Dykema, D-Holliston, said she’d “just signed on to co-sponsor’’ Sanchez’s bill because of concerns nicotine delivery devices could be used to consume other illegal drugs including marijuana and some opioids including heroin.
She said she’s looking forward to a public hearing because research about the advertised benefits of such devices is “inconclusive.’’
Peisch, D-Wellesley, said she’d likely support efforts to restrict minors’ access to such devices and their use on school grounds.
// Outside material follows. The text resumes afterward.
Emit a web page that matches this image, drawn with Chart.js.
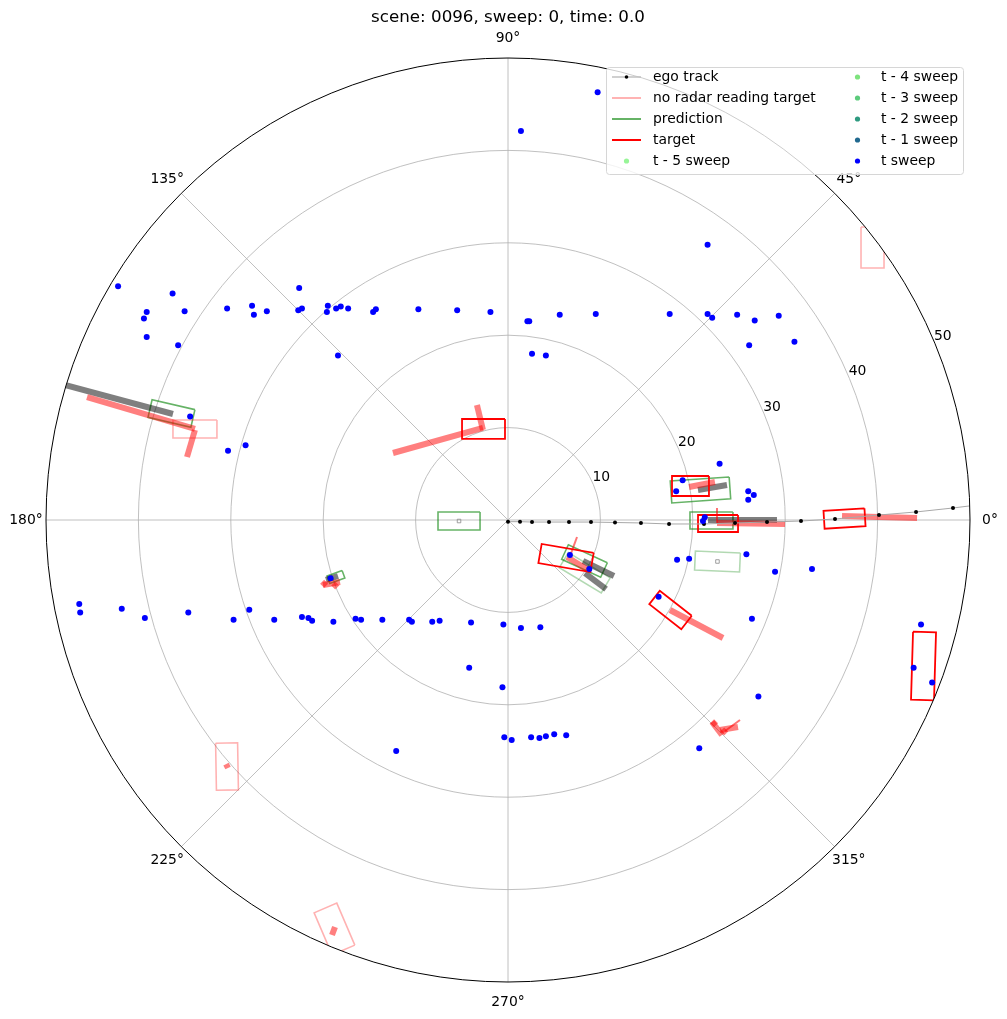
<!DOCTYPE html>
<html>
<head>
<meta charset="utf-8">
<script src="https://cdn.jsdelivr.net/npm/chart.js"></script>
<style>
  body { margin: 0; background: #fff; }
  #wrap { width: 1007px; height: 1019px; }
</style>
</head>
<body>
<div id="wrap"><canvas id="sceneChart" width="1007" height="1019"></canvas></div>
<script>
const TITLE = 'scene: 0096, sweep: 0, time: 0.0';
const R_MAX = 50;
const RING_TICKS = [10, 20, 30, 40, 50];
const ANGLE_TICKS = [0, 45, 90, 135, 180, 225, 270, 315];

// ego track (metres, ego frame)
const egoX = [0, 1.3, 2.6, 4.44, 6.6, 8.98, 11.58, 14.39, 17.43, 21.21, 24.57, 28.03, 31.71, 35.39, 40.15, 44.16, 48.16, 52.2];
const egoY = [-0.18, -0.18, -0.22, -0.22, -0.22, -0.22, -0.27, -0.32, -0.43, -0.43, -0.32, -0.22, -0.11, 0.11, 0.54, 0.87, 1.3, 1.8];

// radar returns, current sweep
const sweepX = [9.7, 1.4, 21.6, -42.2, -36.3, -39.1, -39.4, -35.0, -39.1, -35.7, -30.4, -27.7, -27.5, -26.1, -22.6, -22.7, -22.3,
  -19.5, -19.6, -18.6, -18.1, -17.3, -14.6, -14.3, -9.7, -18.4, -5.5, -1.9, 2.1, 2.3, 5.6, 9.5, 17.5, 21.6, 22.1, 24.8, 26.7,
  29.3, 26.1, 31.0, 2.6, 4.1, -34.4, -30.3, -28.4, 18.9, 18.2, 22.9, 26.0, 26.6, 26.0, 21.3, 21.1, 18.3, 19.6, 25.8, 28.9,
  32.9, 6.7, 8.8, 16.3, 3.5, 26.4, 27.1, 20.7, 44.7, 43.9, 45.9, -46.4, -46.3, -41.8, -39.3, -34.6, -29.7, -28.0, -25.3,
  -22.3, -21.6, -21.2, -18.9, -16.5, -15.9, -13.6, -10.7, -10.4, -8.2, -7.4, -4.0, -0.5, 1.4, -4.2, -0.6, -0.4, 0.4, 2.5,
  3.4, 4.1, 5.0, 6.3, -12.1, -19.2];
const sweepY = [46.3, 42.1, 29.8, 25.3, 24.5, 22.5, 21.8, 22.6, 19.8, 18.9, 22.9, 23.2, 22.2, 22.6, 25.1, 22.7, 22.9,
  23.2, 22.5, 22.9, 23.1, 22.9, 22.5, 22.8, 22.8, 17.8, 22.7, 22.5, 21.5, 21.5, 22.2, 22.3, 22.3, 22.3, 21.9, 22.2, 21.6,
  22.1, 18.9, 19.3, 18.0, 17.8, 11.2, 7.5, 8.1, 4.3, 3.1, 6.1, 3.1, 2.7, 2.2, 0.3, -0.1, -4.3, -4.2, -3.7, -5.6,
  -5.3, -3.8, -5.3, -8.3, -11.6, -10.7, -19.1, -24.7, -11.3, -16.0, -17.6, -9.1, -10.0, -9.6, -10.6, -10.0, -10.8, -9.7, -10.8,
  -10.5, -10.6, -10.9, -11.0, -10.7, -10.8, -10.8, -10.8, -11.0, -11.0, -10.9, -11.1, -11.3, -11.7, -16.0, -18.1, -23.5, -23.8, -23.5,
  -23.6, -23.4, -23.2, -23.3, -25.0, -6.3];

// boxes: [centre x, centre y, length, width, yaw in degrees]
const targetBoxes = [
  [-2.65, 9.85, 4.65, 2.16, 0],
  [6.28, -4.11, 5.71, 2.10, -9.8],
  [19.75, 3.68, 4.0, 2.16, 0],
  [22.73, -0.38, 4.33, 1.84, 0],
  [36.42, 0.16, 4.44, 1.95, 3.5],
  [17.59, -9.74, 4.39, 1.84, -38],
  [44.97, -15.80, 7.36, 2.49, 88.3]
];
const noRadarBoxes = [
  [-33.88, 9.85, 4.76, 1.95, 0],
  [39.45, 29.49, 4.44, 2.49, 90],
  [-30.41, -26.68, 5.09, 2.38, 91],
  [-18.78, -44.26, 4.95, 2.67, -66.8]
];
const predictionBoxes = [
  [-5.30, -0.11, 4.55, 1.95, 0],
  [-36.42, 11.53, 4.76, 1.95, -13],
  [20.83, 3.25, 6.39, 2.38, 4],
  [22.02, -0.05, 4.65, 1.84, 0],
  [8.28, -4.44, 4.65, 1.73, -24.8],
  [-18.62, -6.17, 1.73, 0.87, 20]
];
const predictionFadedBoxes = [
  [22.67, -4.49, 4.87, 2.06, -2.5],
  [8.31, -5.71, 5.29, 1.89, -31]
];
const predictionCentres = [[-5.30, -0.11], [22.67, -4.49]];

// motion bars: [x0, y0, x1, y1]
const targetMotion = [
  [-12.45, 7.25, -2.71, 9.96],
  [-3.36, 12.45, -2.71, 9.74],
  [-45.56, 13.31, -33.88, 9.85],
  [-33.88, 9.74, -34.74, 6.82],
  [19.59, 3.57, 22.40, 4.11],
  [22.62, -0.32, 29.98, -0.43],
  [36.15, 0.43, 44.27, 0.22],
  [6.39, -4.00, 8.66, -5.41],
  [17.53, -9.74, 23.27, -12.77],
  [22.08, -21.86, 23.16, -23.27],
  [22.94, -22.73, 24.89, -22.40],
  [-20.02, -7.03, -18.18, -6.71],
  [-30.52, -26.41, -30.30, -26.84],
  [-18.72, -44.05, -19.05, -44.91]
];
const predictionMotion = [
  [-52.0, 15.7, -36.26, 11.47],
  [20.56, 3.25, 23.70, 3.79],
  [21.65, 0, 29.11, 0],
  [8.12, -4.44, 11.47, -6.06],
  [8.33, -5.74, 10.61, -7.47],
  [-19.70, -6.49, -18.40, -6.06]
];
const headingTicks = [
  [22.62, 1.30, 22.62, -0.32],
  [7.47, -1.84, 6.71, -3.90],
  [25.11, -21.65, 23.49, -22.84]
];
// small objects drawn as filled squares: [x, y]
const smallTargets = [[22.3, -22.0], [23.4, -22.9], [-19.9, -6.9], [-18.7, -7.1]];

const legendLeft = [
  { label: 'ego track', kind: 'ego' },
  { label: 'no radar reading target', kind: 'line', color: '#ffb3b3' },
  { label: 'prediction', kind: 'line', color: '#66b366' },
  { label: 'target', kind: 'line', color: '#ff0000' },
  { label: 't - 5 sweep', kind: 'dot', color: '#98f598' }
];
const legendRight = [
  { label: 't - 4 sweep', kind: 'dot', color: '#7ee37e' },
  { label: 't - 3 sweep', kind: 'dot', color: '#5ccb7c' },
  { label: 't - 2 sweep', kind: 'dot', color: '#2e9a80' },
  { label: 't - 1 sweep', kind: 'dot', color: '#21698f' },
  { label: 't sweep', kind: 'dot', color: '#0000ff' }
];

const FONT = '"DejaVu Sans", "Liberation Sans", sans-serif';

function boxCorners(b) {
  const [cx, cy, l, w, yaw] = b;
  const a = yaw * Math.PI / 180, c = Math.cos(a), s = Math.sin(a);
  const pts = [[l / 2, w / 2], [l / 2, -w / 2], [-l / 2, -w / 2], [-l / 2, w / 2], [l / 2, w / 2]];
  return pts.map(([u, v]) => ({ x: cx + u * c - v * s, y: cy + u * s + v * c }));
}

function pathSet(label, pts, color, width, cap) {
  return {
    label, data: pts, showLine: true, borderColor: color, borderWidth: width,
    borderCapStyle: cap || 'butt', borderJoinStyle: 'miter', pointRadius: 0, fill: false, tension: 0
  };
}

const layers = [];
predictionFadedBoxes.forEach(b => layers.push(pathSet('prediction', boxCorners(b), 'rgba(0,128,0,0.3)', 1.6)));
predictionBoxes.forEach(b => layers.push(pathSet('prediction', boxCorners(b), 'rgba(0,128,0,0.6)', 1.6)));
noRadarBoxes.forEach(b => layers.push(pathSet('no radar reading target', boxCorners(b), 'rgba(255,0,0,0.3)', 1.6)));
predictionMotion.forEach(m => layers.push(pathSet('prediction motion', [{ x: m[0], y: m[1] }, { x: m[2], y: m[3] }], 'rgba(0,0,0,0.5)', 6)));
targetMotion.forEach(m => layers.push(pathSet('target motion', [{ x: m[0], y: m[1] }, { x: m[2], y: m[3] }], 'rgba(255,0,0,0.5)', 6)));
headingTicks.forEach(m => layers.push(pathSet('heading', [{ x: m[0], y: m[1] }, { x: m[2], y: m[3] }], 'rgba(255,0,0,0.55)', 2)));
layers.push({
  label: 'small target', data: smallTargets.map(p => ({ x: p[0], y: p[1] })),
  pointStyle: 'rectRot', pointRadius: 4, backgroundColor: 'rgba(255,0,0,0.5)', borderWidth: 0
});
targetBoxes.forEach(b => layers.push(pathSet('target', boxCorners(b), '#ff0000', 1.8)));
layers.push({
  label: 'ego track', data: egoX.map((x, i) => ({ x, y: egoY[i] })), showLine: true,
  borderColor: '#a8a8a8', borderWidth: 1, pointRadius: 2, pointBackgroundColor: '#000', pointBorderWidth: 0, tension: 0
});
layers.push({
  label: 'prediction centre', data: predictionCentres.map(p => ({ x: p[0], y: p[1] })),
  pointStyle: 'rect', pointRadius: 2.5, backgroundColor: 'rgba(0,0,0,0)', borderColor: '#888', borderWidth: 0.8
});
layers.push({
  label: 't sweep', data: sweepX.map((x, i) => ({ x, y: sweepY[i] })),
  pointRadius: 3, backgroundColor: '#0000ff', borderWidth: 0
});
layers.forEach((d, i) => { d.order = layers.length - i; });

function polarPoint(chart, r, deg) {
  const xs = chart.scales.x, ys = chart.scales.y;
  const a = deg * Math.PI / 180;
  return [xs.getPixelForValue(r * Math.cos(a)), ys.getPixelForValue(r * Math.sin(a))];
}

const polarFrame = {
  id: 'polarFrame',
  beforeDatasetsDraw(chart) {
    const ctx = chart.ctx;
    const [cx, cy] = polarPoint(chart, 0, 0);
    const R = polarPoint(chart, R_MAX, 0)[0] - cx;
    ctx.save();
    ctx.strokeStyle = '#b0b0b0';
    ctx.lineWidth = 0.8;
    RING_TICKS.slice(0, -1).forEach(r => {
      ctx.beginPath();
      ctx.arc(cx, cy, R * r / R_MAX, 0, Math.PI * 2);
      ctx.stroke();
    });
    ANGLE_TICKS.forEach(deg => {
      const [px, py] = polarPoint(chart, R_MAX, deg);
      ctx.beginPath();
      ctx.moveTo(cx, cy);
      ctx.lineTo(px, py);
      ctx.stroke();
    });
    ctx.restore();
    ctx.save();
    ctx.beginPath();
    ctx.arc(cx, cy, R, 0, Math.PI * 2);
    ctx.clip();
  },
  afterDatasetsDraw(chart) {
    const ctx = chart.ctx;
    ctx.restore();
    const area = chart.chartArea;
    const [cx, cy] = polarPoint(chart, 0, 0);
    const R = polarPoint(chart, R_MAX, 0)[0] - cx;
    ctx.save();
    ctx.strokeStyle = '#000';
    ctx.lineWidth = 1;
    ctx.beginPath();
    ctx.arc(cx, cy, R, 0, Math.PI * 2);
    ctx.stroke();

    ctx.fillStyle = '#000';
    ctx.font = '13.9px ' + FONT;
    ctx.textAlign = 'center';
    ctx.textBaseline = 'middle';
    ANGLE_TICKS.forEach(deg => {
      const a = deg * Math.PI / 180;
      ctx.fillText(deg + '°', cx + (R + 20) * Math.cos(a), cy - (R + 20) * Math.sin(a));
    });
    RING_TICKS.forEach(r => {
      const [px, py] = polarPoint(chart, r, 22.5);
      ctx.fillText(String(r), px + 8, py - 7);
    });

    ctx.font = '16.7px ' + FONT;
    ctx.fillText(TITLE, cx, area.top - 40);

    // legend, two columns in the upper right
    const lw = 357, lh = 107;
    const lx = area.right - 7 - lw, ly = area.top + 9;
    ctx.beginPath();
    ctx.roundRect(lx + 0.5, ly + 0.5, lw, lh, 3);
    ctx.fillStyle = 'rgba(255,255,255,0.8)';
    ctx.fill();
    ctx.strokeStyle = '#d6d6d6';
    ctx.lineWidth = 1;
    ctx.stroke();
    ctx.font = '13.9px ' + FONT;
    ctx.textAlign = 'left';
    const drawEntry = (e, hx, tx, y) => {
      if (e.kind === 'ego') {
        ctx.strokeStyle = '#c0c0c0';
        ctx.lineWidth = 1.5;
        ctx.beginPath(); ctx.moveTo(hx, y); ctx.lineTo(hx + 29, y); ctx.stroke();
        ctx.fillStyle = '#000';
        ctx.beginPath(); ctx.arc(hx + 14.5, y, 1.8, 0, Math.PI * 2); ctx.fill();
      } else if (e.kind === 'line') {
        ctx.strokeStyle = e.color;
        ctx.lineWidth = 2;
        ctx.beginPath(); ctx.moveTo(hx, y); ctx.lineTo(hx + 29, y); ctx.stroke();
      } else {
        ctx.fillStyle = e.color;
        ctx.beginPath(); ctx.arc(hx + 14.5, y, 2.6, 0, Math.PI * 2); ctx.fill();
      }
      ctx.fillStyle = '#000';
      ctx.fillText(e.label, tx, y);
    };
    legendLeft.forEach((e, i) => drawEntry(e, lx + 6, lx + 47, ly + 10 + i * 21));
    legendRight.forEach((e, i) => drawEntry(e, lx + 237, lx + 275, ly + 10 + i * 21));
    ctx.restore();
  }
};

new Chart(document.getElementById('sceneChart'), {
  type: 'scatter',
  data: { datasets: layers },
  options: {
    responsive: false,
    animation: false,
    devicePixelRatio: 1,
    layout: { padding: { left: 46, right: 37, top: 58, bottom: 37 } },
    scales: {
      x: { type: 'linear', min: -R_MAX, max: R_MAX, display: false },
      y: { type: 'linear', min: -R_MAX, max: R_MAX, display: false }
    },
    plugins: { legend: { display: false }, tooltip: { enabled: false }, title: { display: false } }
  },
  plugins: [polarFrame]
});
</script>
</body>
</html>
While Sanchez’ bill doesn’t recommend taxing such devices like conventional tobacco products, she said additional costs could further discourage minors from purchasing them.
Senator Richard T. Moore, D-Uxbridge, cited an American Cancer Society study that said e-cigarettes might encourage people to smoke and added “more research is needed to see if the tobacco tax should be broadened to include electronic cigarettes.’’
And Sheriff Peter Koutoujian called “banning electronic cigarettes for children under 18 the right thing to do.’’
“Electronic cigarettes glamorize an unhealthy and addictive habit, not to mention that these are actual nicotine delivery devices,’’ he said. “That’s pretty much a one-two punch for children, setting them up to think smoking is cool then working in a chemical dependence. … Electronic cigarettes pose one more temptation for the younger teenagers that we don’t need out there.”